▶ [Objective]:
Begin with the first line below and retype each line exactly through the line containing "0.004530, 0.004596, 0.004675];". Any pictures are to be left out.

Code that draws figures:
=-=-=-=-=

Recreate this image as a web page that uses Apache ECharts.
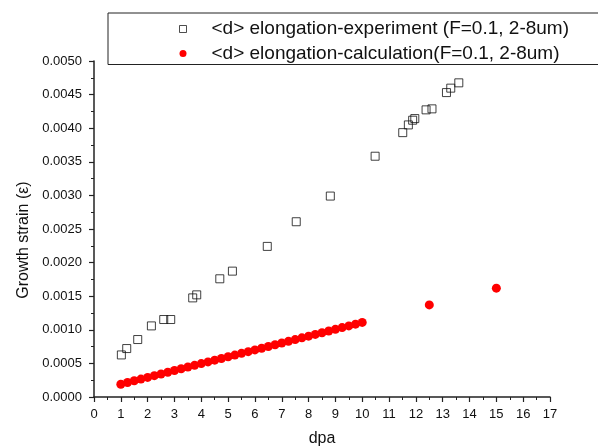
<!DOCTYPE html>
<html lang="en" style="height: 100%">
<head>
<meta charset="utf-8">
<title>Growth strain vs dpa</title>
</head>
<body style="height: 100%; margin: 0; background: #fff">
<div id="container" style="width: 598px; height: 447px"></div>
<script type="text/javascript" src="https://cdn.jsdelivr.net/npm/echarts/dist/echarts.min.js"></script>
<script type="text/javascript">
var dom = document.getElementById('container');
var myChart = echarts.init(dom);

var expName = '<d> elongation-experiment (F=0.1, 2-8um)';
var calcName = '<d> elongation-calculation(F=0.1, 2-8um)';

// experiment points (dpa, strain)
var expDpa = [1.02, 1.22, 1.63, 2.14, 2.60, 2.86, 3.68, 3.83, 4.69, 5.16, 6.46, 7.54,
              8.81, 10.48, 11.51, 11.72, 11.88, 11.96, 12.38, 12.60, 13.14, 13.30, 13.60];
var expStrain = [0.000626, 0.000721, 0.000855, 0.001058, 0.001153, 0.001153, 0.001475, 0.001520,
                 0.001759, 0.001873, 0.002241, 0.002608, 0.002990, 0.003583, 0.003934, 0.004049,
                 0.004119, 0.004143, 0.004273, 0.004288, 0.004530, 0.004596, 0.004675];

// calculation points
var calcDpa = [1, 1.25, 1.5, 1.75, 2, 2.25, 2.5, 2.75, 3, 3.25, 3.5, 3.75, 4, 4.25, 4.5, 4.75,
               5, 5.25, 5.5, 5.75, 6, 6.25, 6.5, 6.75, 7, 7.25, 7.5, 7.75, 8, 8.25, 8.5, 8.75,
               9, 9.25, 9.5, 9.75, 10, 12.5, 15];
var calcStrain = [0.000190, 0.000216, 0.000241, 0.000267, 0.000292, 0.000318, 0.000343, 0.000369,
                  0.000394, 0.000420, 0.000446, 0.000471, 0.000497, 0.000522, 0.000548, 0.000573,
                  0.000599, 0.000624, 0.000650, 0.000675, 0.000701, 0.000726, 0.000752, 0.000777,
                  0.000803, 0.000828, 0.000854, 0.000880, 0.000905, 0.000931, 0.000956, 0.000982,
                  0.001007, 0.001033, 0.001058, 0.001084, 0.001110, 0.001370, 0.001620];

function pairs(xs, ys) {
    return xs.map(function (x, i) { return [x, ys[i]]; });
}

var font = 'Arial, "Liberation Sans", sans-serif';
var ink = '#111';

var option = {
    animation: false,
    backgroundColor: '#fff',
    textStyle: { fontFamily: font },
    legend: {
        left: 108,
        top: 13,
        orient: 'vertical',
        padding: [6, 40, 1, 71],
        itemGap: 4.5,
        itemWidth: 7,
        itemHeight: 7,
        borderColor: '#222',
        borderWidth: 1,
        textStyle: { fontSize: 19, lineHeight: 20, color: ink, fontFamily: font, padding: [0, 0, 0, 20] },
        data: [
            { name: expName, icon: 'rect', itemStyle: { color: '#fff', borderColor: '#222', borderWidth: 1 } },
            { name: calcName, icon: 'circle', itemStyle: { color: '#ff0000' } }
        ]
    },
    grid: {
        left: 94,
        right: 48,
        top: 61,
        bottom: 50,
        outerBoundsMode: 'none'
    },
    xAxis: {
        type: 'value',
        min: 0,
        max: 17,
        interval: 1,
        name: 'dpa',
        nameLocation: 'middle',
        nameGap: 34,
        nameTextStyle: { fontSize: 16, color: ink },
        splitLine: { show: false },
        axisLine: { onZero: false, lineStyle: { color: '#222', width: 1.5 } },
        axisTick: { show: true, length: 5, lineStyle: { color: '#222', width: 1.2 } },
        minorTick: { show: true, splitNumber: 2, length: 3, lineStyle: { color: '#222' } },
        axisLabel: { fontSize: 13, color: ink, margin: 11 }
    },
    yAxis: {
        type: 'value',
        min: 0,
        max: 0.005,
        interval: 0.0005,
        name: 'Growth strain (\u03b5)',
        nameLocation: 'middle',
        nameGap: 61,
        nameTextStyle: { fontSize: 16, color: ink, padding: [0, 22, 0, 0] },
        splitLine: { show: false },
        axisLine: { show: true, lineStyle: { color: '#222', width: 1.5 } },
        axisTick: { show: true, length: 5, lineStyle: { color: '#222', width: 1.2 } },
        minorTick: { show: true, splitNumber: 2, length: 3, lineStyle: { color: '#222' } },
        axisLabel: {
            fontSize: 13,
            color: ink,
            margin: 12,
            formatter: function (v) { return v.toFixed(4); }
        }
    },
    series: [
        {
            name: expName,
            type: 'scatter',
            symbol: 'rect',
            symbolSize: 8,
            itemStyle: { color: 'rgba(255,255,255,0)', borderColor: '#111', borderWidth: 1 },
            data: pairs(expDpa, expStrain)
        },
        {
            name: calcName,
            type: 'scatter',
            symbol: 'circle',
            symbolSize: 9,
            itemStyle: { color: '#ff0000', opacity: 1 },
            data: pairs(calcDpa, calcStrain)
        }
    ]
};

myChart.setOption(option);
window.addEventListener('resize', myChart.resize);
</script>
</body>
</html>
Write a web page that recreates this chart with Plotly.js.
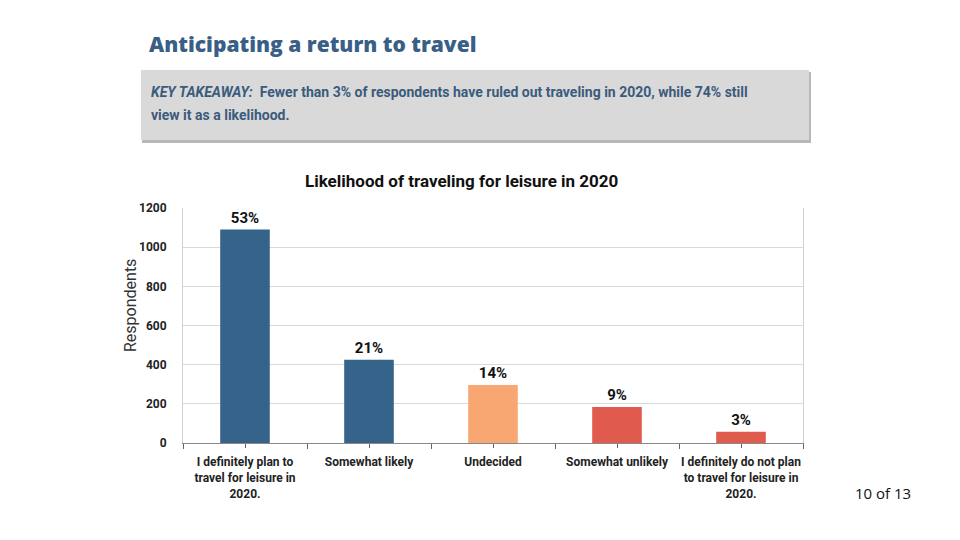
<!DOCTYPE html>
<html>
<head>
<meta charset="utf-8">
<script src="https://cdn.plot.ly/plotly-3.0.1.min.js"></script>
<style>html,body{margin:0;padding:0;background:#fff;}#chart{width:960px;height:540px;}</style>
</head>
<body>
<div id="chart"></div>
<script>
const categories = [
  "I definitely plan to<br>travel for leisure in<br>2020.",
  "Somewhat likely",
  "Undecided",
  "Somewhat unlikely",
  "I definitely do not plan<br>to travel for leisure in<br>2020."
];
const respondents = [1090, 425, 296, 184, 57];
const percentLabels = ["53%", "21%", "14%", "9%", "3%"];
const barColors = ["#35638a", "#35638a", "#f9a772", "#e05a4e", "#e05a4e"];
const yTickValues = [0, 200, 400, 600, 800, 1000, 1200];

const pageTitle = "Anticipating a return to travel";
const takeawayLine1 = "<i>KEY TAKEAWAY:</i>  Fewer than 3% of respondents have ruled out traveling in 2020, while 74% still";
const takeawayLine2 = "view it as a likelihood.";
const chartTitle = "Likelihood of traveling for leisure in 2020";
const yTitle = "Respondents";
const pageNumber = "10 of 13";

const COND = "Roboto, sans-serif";

// plot area in pixels
const L = 183, R = 803, T = 208, B = 443;
const px = x => (x - L) / (R - L);
const py = y => (B - y) / (B - T);

const xIdx = categories.map((c, i) => i);

const trace = {
  type: "bar",
  x: xIdx,
  y: respondents,
  width: 0.4,
  marker: {color: barColors, line: {width: 0}},
  text: percentLabels,
  textposition: "outside",
  textfont: {family: COND, size: 15, color: "#111", weight: "bold"},
  cliponaxis: false,
  hoverinfo: "skip"
};

const layout = {
  width: 960, height: 540,
  margin: {l: L, r: 960 - R, t: T, b: 540 - B, pad: 0},
  paper_bgcolor: "#ffffff",
  plot_bgcolor: "#ffffff",
  showlegend: false,
  xaxis: {
    range: [-0.5, 4.5],
    tickmode: "array",
    tickvals: xIdx,
    ticktext: categories,
    tickangle: 0,
    automargin: false,
    ticks: "outside", ticklen: 4, tickcolor: "#666", tickwidth: 1,
    ticklabelstandoff: 4,
    minor: {tickmode: "linear", tick0: -0.5, dtick: 1, ticks: "outside", ticklen: 5, tickcolor: "#666", tickwidth: 1, showgrid: false},
    showgrid: false, zeroline: false,
    showline: true, linecolor: "#888", linewidth: 1,
    tickfont: {family: COND, size: 12, color: "#222", weight: "bold"},
    fixedrange: true
  },
  yaxis: {
    range: [0, 1200],
    tickmode: "array",
    tickvals: yTickValues,
    showgrid: true, gridcolor: "#d9d9d9", gridwidth: 1,
    zeroline: false,
    showline: true, mirror: true, linecolor: "#d0d0d0", linewidth: 1,
    ticks: "", ticklabelstandoff: 13,
    automargin: false,
    tickfont: {family: COND, size: 12, color: "#222", weight: "bold"},
    fixedrange: true
  },
  shapes: [
    {type: "rect", xref: "paper", yref: "paper", x0: px(142), x1: px(811), y0: py(72), y1: py(143), fillcolor: "rgba(0,0,0,0.28)", line: {width: 0}, layer: "below"},
    {type: "rect", xref: "paper", yref: "paper", x0: px(141), x1: px(809), y0: py(70), y1: py(140), fillcolor: "#d9d9d9", line: {width: 0}, layer: "below"}
  ],
  annotations: [
    {text: pageTitle, xref: "paper", yref: "paper", x: px(147), y: py(44), xanchor: "left", yanchor: "middle", showarrow: false,
     font: {family: "Open Sans, sans-serif", size: 21, color: "#3a5f87", weight: 800}},
    {text: takeawayLine1, xref: "paper", yref: "paper", x: px(149), y: py(92), xanchor: "left", yanchor: "middle", showarrow: false,
     font: {family: COND, size: 14, color: "#3b5b7d", weight: "bold"}},
    {text: takeawayLine2, xref: "paper", yref: "paper", x: px(149), y: py(115), xanchor: "left", yanchor: "middle", showarrow: false,
     font: {family: COND, size: 14, color: "#3b5b7d", weight: "bold"}},
    {text: chartTitle, xref: "paper", yref: "paper", x: px(461), y: py(181), xanchor: "center", yanchor: "middle", showarrow: false,
     font: {family: COND, size: 17, color: "#111", weight: "bold"}},
    {text: yTitle, xref: "paper", yref: "paper", x: px(130), y: py(306), xanchor: "center", yanchor: "middle", textangle: -90, showarrow: false,
     font: {family: "Roboto, sans-serif", size: 16, color: "#333"}},
    {text: pageNumber, xref: "paper", yref: "paper", x: px(913), y: py(493), xanchor: "right", yanchor: "middle", showarrow: false,
     font: {family: "Open Sans, sans-serif", size: 15, color: "#111"}}
  ]
};

Plotly.newPlot("chart", [trace], layout, {displayModeBar: false, staticPlot: true});
</script>
</body>
</html>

=-=-=-=-=

▶ [Answer for this exercise]:
Recreate this image as a web page that uses Apache ECharts.
<!DOCTYPE html>
<html lang="en" style="height: 100%">
<head>
<meta charset="utf-8">
<title>Growth strain vs dpa</title>
</head>
<body style="height: 100%; margin: 0; background: #fff">
<div id="container" style="width: 598px; height: 447px"></div>
<script type="text/javascript" src="https://cdn.jsdelivr.net/npm/echarts/dist/echarts.min.js"></script>
<script type="text/javascript">
var dom = document.getElementById('container');
var myChart = echarts.init(dom);

var expName = '<d> elongation-experiment (F=0.1, 2-8um)';
var calcName = '<d> elongation-calculation(F=0.1, 2-8um)';

// experiment points (dpa, strain)
var expDpa = [1.02, 1.22, 1.63, 2.14, 2.60, 2.86, 3.68, 3.83, 4.69, 5.16, 6.46, 7.54,
              8.81, 10.48, 11.51, 11.72, 11.88, 11.96, 12.38, 12.60, 13.14, 13.30, 13.60];
var expStrain = [0.000626, 0.000721, 0.000855, 0.001058, 0.001153, 0.001153, 0.001475, 0.001520,
                 0.001759, 0.001873, 0.002241, 0.002608, 0.002990, 0.003583, 0.003934, 0.004049,
                 0.004119, 0.004143, 0.004273, 0.004288, 0.004530, 0.004596, 0.004675];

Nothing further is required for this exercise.